Narinder lives in Cambridge with her husband Robert and their three cats, but was originally born in Wolverhampton. Narinder always wanted to write but after university taught in London for ten years before becoming a writer.
For the last thirteen years Narinder has been a full-time writer. She has written over one hundred children’s books, as well as many short stories and articles for children’s magazines.
Since her childhood Narinder has been a huge football fan!
Narinder Dhami has won the Nottingham Children’s Book Prize for Animal Crackers,the Portsmouth Children’s Book Prize for Grow Up, Dad! and the Lancashire Book of the Year for Bang! Bang! You’re Dead.
Interview with Narinder Dhami
If you could invite five people to dinner who would they be?
It would have to be Barack Obama, David Beckham, Madonna, Fabio Capello, the England football team manager, and my husband. I’d be able to practise my Italian with Fabio while my husband entertained the others!
Why did you choose to write children’s books?
I don’t remember ever actually choosing to write children’s books. It just seemed like a natural step. All the stories I was coming up with when I began writing were for children – it’s only recently that I’ve begun thinking about working on a novel for adults.
How do you get your ideas? Are they ever based on real life experiences?

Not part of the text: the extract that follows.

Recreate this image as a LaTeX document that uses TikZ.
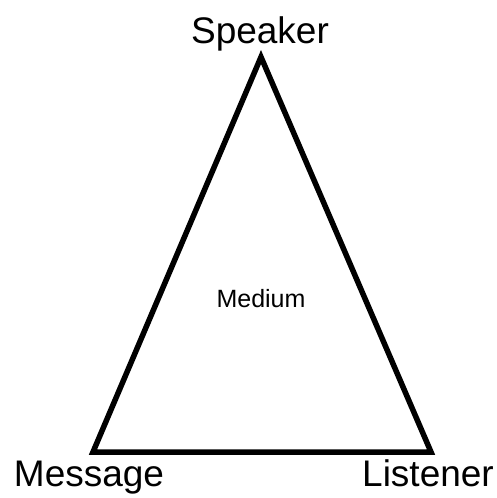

I find there are two ways I get ideas – sometimes a story will just pop into my head and I don’t have a clue where it came from. But other times an idea will be triggered by something I’ve seen or read or heard, either on TV or in an newspaper, or a real life event.
Where is your favourite place to write?
I have a study which is where my computer is, but I can write anywhere: the garden, the living-room, the kitchen table… I’m really fussy about my writing materials though – I must have a beautiful notebook, and lots of coloured pens for making notes!
Who is your favourite author and why?
My absolute favourite book of all time is Anne Frank’s Diary. I’ve read it about ten times over the years, and it never fails to enthral me. I’ve visited the house in Amsterdam where Anne and her family were hiding, and it was one of the most memorable experiences of my whole life.